…E sempre nas vésperas do Ano Novo. Para o começarmos com a
esperança e carinho próprio de quem embala o seu filho querido. O
nosso filho querido e amoroso, mesmo que esteja rabugento. Como
todos os filhos: não são nossos mas filhos e filhas da Vida (leia-se
o poema de Khalil Gibran sobre As Crianças, na sua obra O Profeta).
Não será também que nós é que nascemos cada ano como pais e mães de
todos os filhos? Como responsáveis do seu crescimento, felicidade,
desenvolvimento emocional, intelectual e espiritual… sem esquecer a
capacidade de se dedicarem a profissões que os realizem com o maior
prazer e que por sua vez contribuam para a realização de todos os
membros da sociedade. Seja a de carpinteiro – como poderá ter sido a
do menino agora em questão. Não admira que, com tanto serrar,
martelar e pintar, tenha aprendido a distinguir a boa da má madeira
e também a saber aproveitar as rachas, as arestas e outras formas da
criatividade da natureza. Tal e qual como mais tarde valorizou as
formas únicas e criativas de cada ser humano.
Lá pela última década do século passado, celebrei o Natal com um
casal amigo. A filha deles, com a aparência de uns 8 anos, ao
admirar o presépio e escutar a melhorada versão desse acontecimento
de todos os anos, não se conteve e exclamou: «Mas este miúdo nunca
mais acaba de nascer?»
Não é fácil dar a entender. Mas por que é que dizemos que nascemos a
cada dia e morremos a cada noite, para voltar a nascer? Ou que
morremos com o Ano Velho e nascemos com o Ano Novo?

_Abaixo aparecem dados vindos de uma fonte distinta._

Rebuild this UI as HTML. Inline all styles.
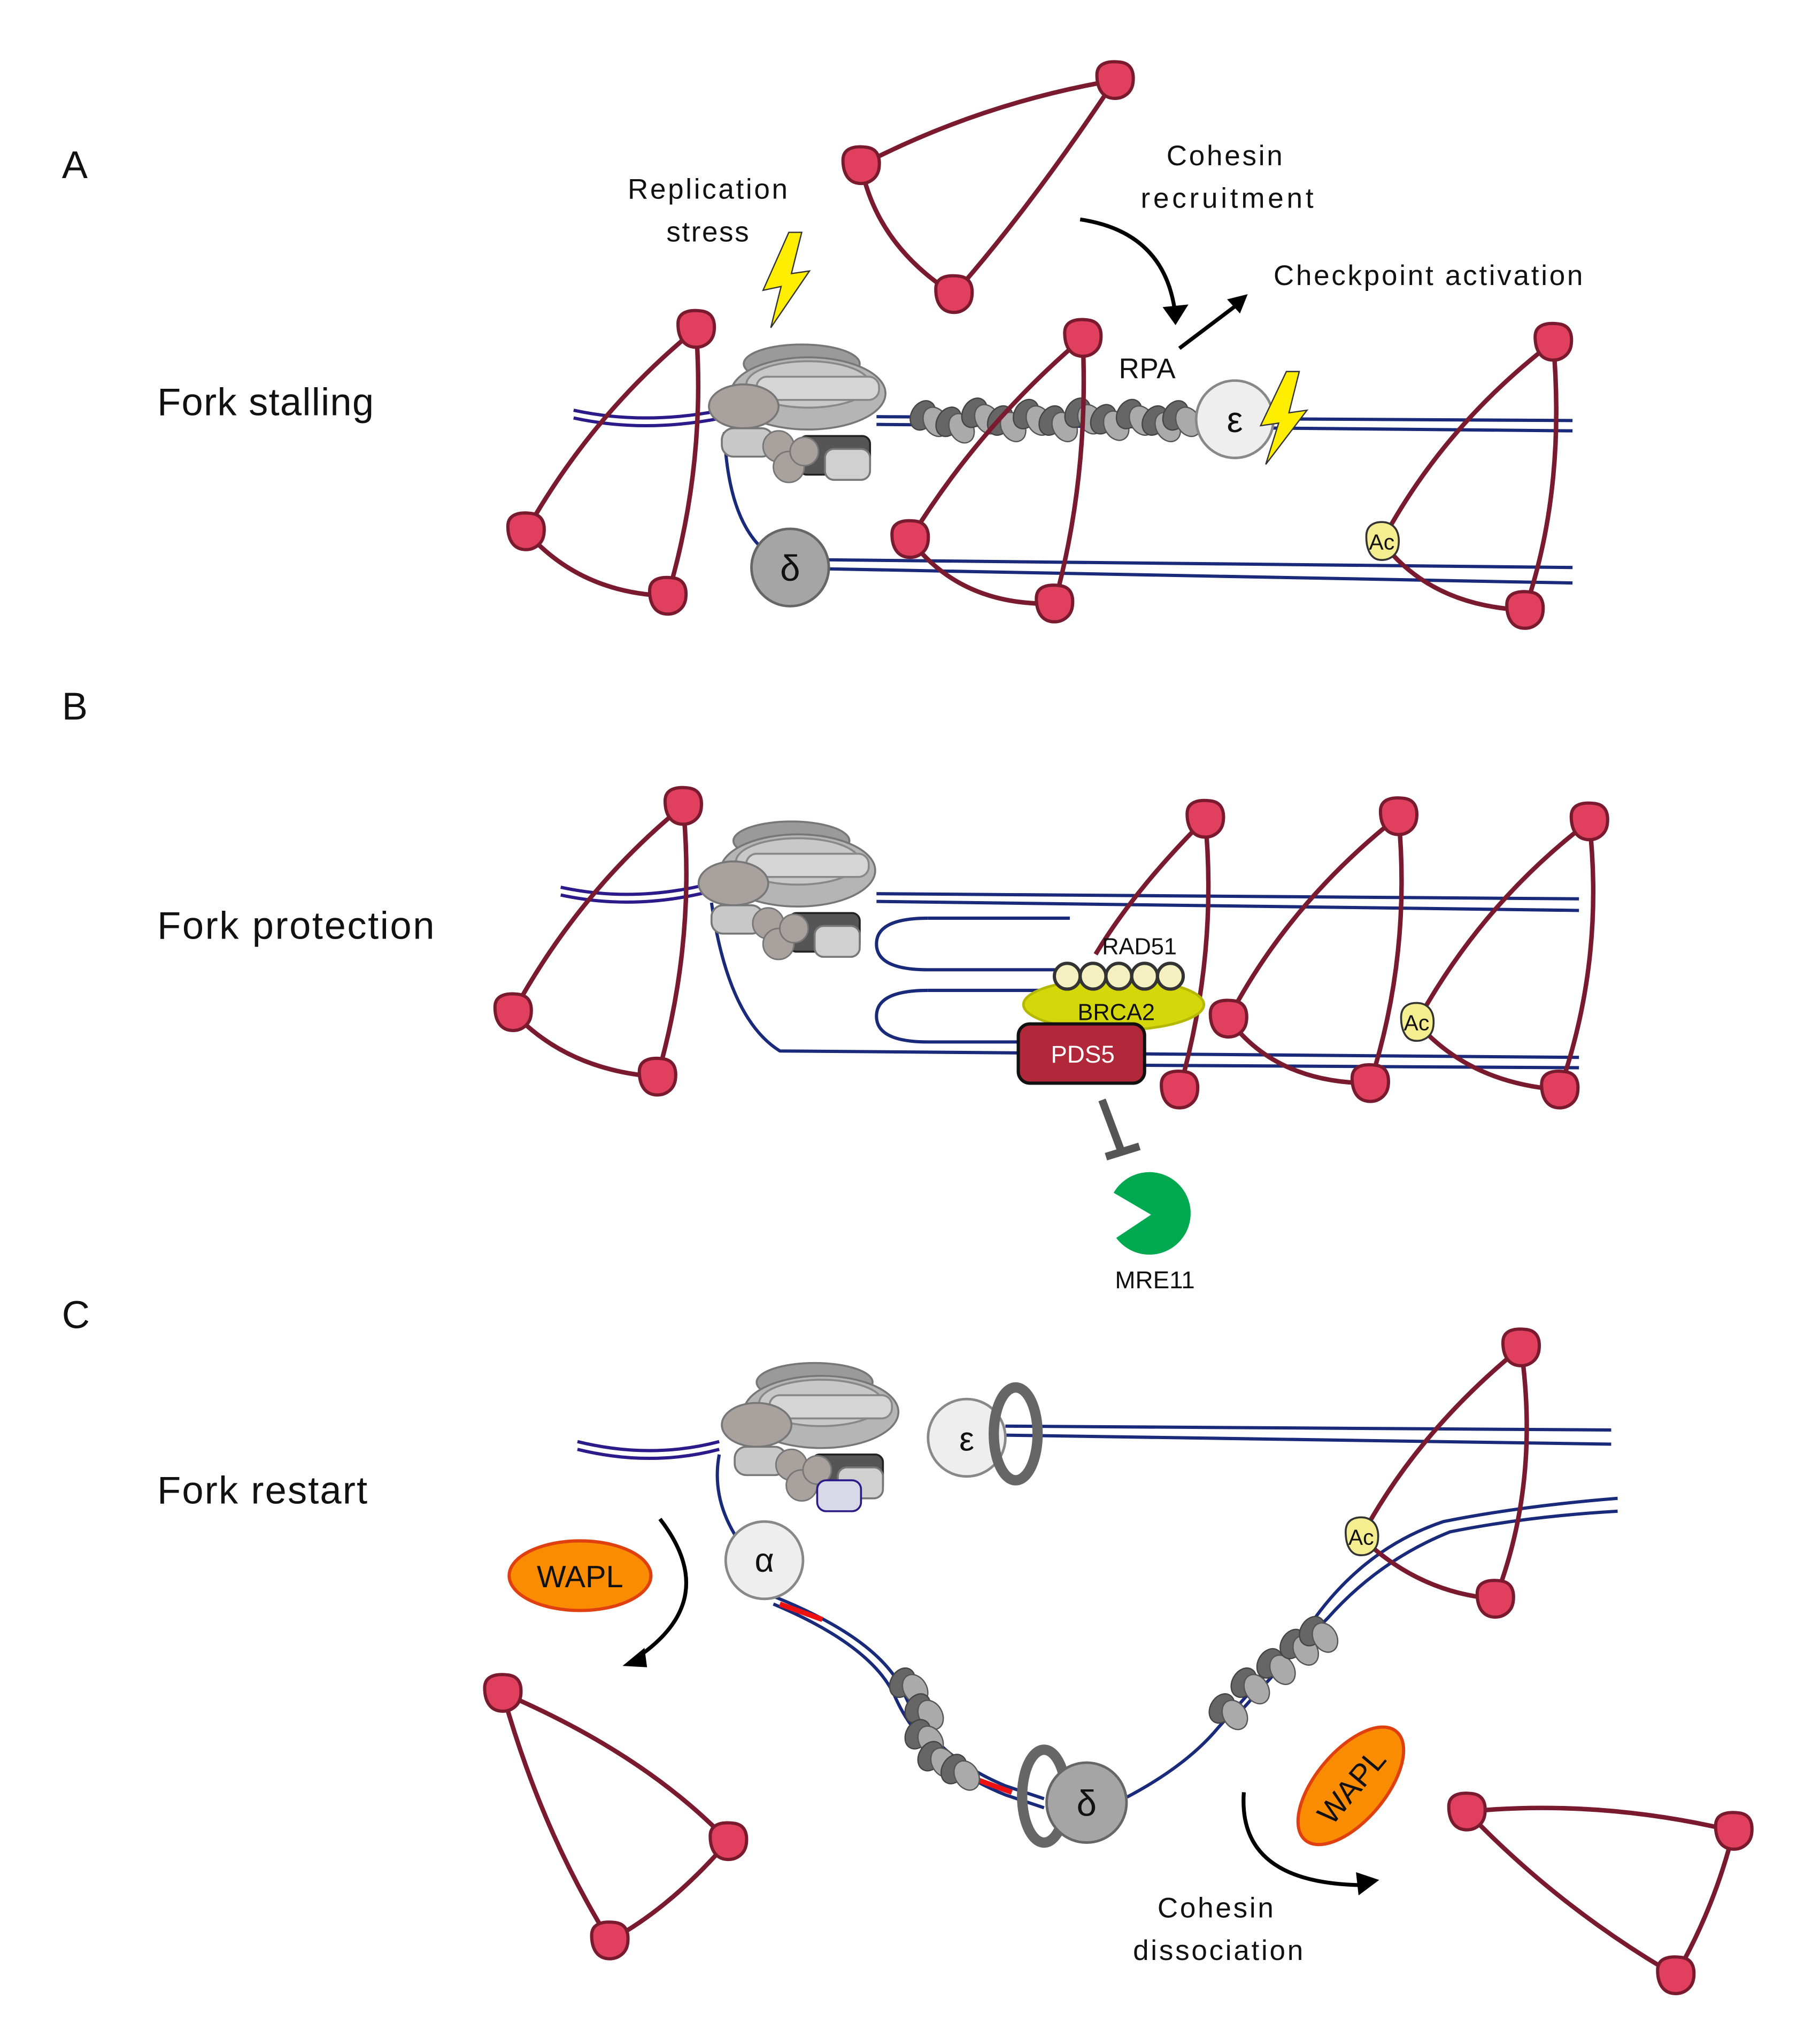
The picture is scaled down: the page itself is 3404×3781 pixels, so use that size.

O menino em questão foi sempre rodeado de mistério. As próprias
lendas sobre a sua infância (algumas transparecem nos evangelhos de
Mateus e Lucas e noutros Livros sagrados como Corão) embalaram a
imaginação de grande parte da Humanidade e estão profundamente
presentes na arte e organização cultural da civilização europeia. O
culto de um menino, símbolo da fragilidade e pequenez que se
transforma em verdadeira autoridade e símbolo da Vida plena
encontra-se em muitos rituais e «histórias sagradas» de várias
religiões, como em muitas festas populares. Aliás, não é este o
sentido do acolhimento festivo de um novo bebé em cada família?
A Humanidade é produto de todos os meninos que puderam resistir ao
egoísmo e poder de destruição dos que deixaram de «ser meninos». É
produto do mistério da força da Vida.
E procurando ser honestos, não devíamos dizer que cada ser humano é
um mistério? E que toda a existência, toda a «imensidão» (= não
mensurável, incompreensível) do Universo é um mistério?
Este menino não se cansa de nascer porque em todas as peripécias da
vida se foi unindo cada vez mais profundamente ao mistério de Deus.
Porém, Deus não é um mistério: Deus é o mistério. O Homem é
um mistério, o Universo um mistério… porque «se movem e existem»
dentro de o mistério. E o menino de hoje aprendeu a saborear
em tudo esse único e total mistério: na dor e prazer, tristeza e
alegria, vida e morte… e sobretudo na inquietante e inextrincável
questão do Bem e do Malsão mistérios que nos alertam para o
mistério: de que não parece possível falar adequadamente, mas do
qual nada pode ser mais real. Não compreendemos «como é», embora
saibamos que «é».
Como diz Albert Nolan em Jesus hoje, «em certo sentido, Deus
é o carácter misterioso de todas coisas»: «eu não estou fora
do mistério de todas as coisas» e devo-me incluir «no mistério ao
qual chamamos Deus». Jesus de Nazaré ficou na História porque
encarnou espantosamente a relação e união do ser humano com Deus.
Podemos dizer que é este o núcleo dos vários sistemas religiosos.
O menino Jesus preparou-se para ensinar que Deus (um nome que damos
ao mistério) não era o grande soberano todo-poderoso,
longínquo, punitivo e exigindo obediência cega. Nem deu a ninguém
dores de cabeça para se pensarem coisas muito altas e recônditas.
Preferiu, sim, contar pequeninas histórias baseadas na vida de todos
os dias, que acordavam toda a gente para saber curar o que mais
amargava o coração. E que até podíamos representar a Deus como a
perfeição total da pessoa humana: como Pai tão perfeito que possui
todo o amor de Mãe. Ensinou-nos a cultivar a Força e Coragem para
discernir e seguir o Bem.
E é por isso que todos os anos celebramos «o menino que não se cansa
de nascer» – para que nunca nos cansemos de crescer.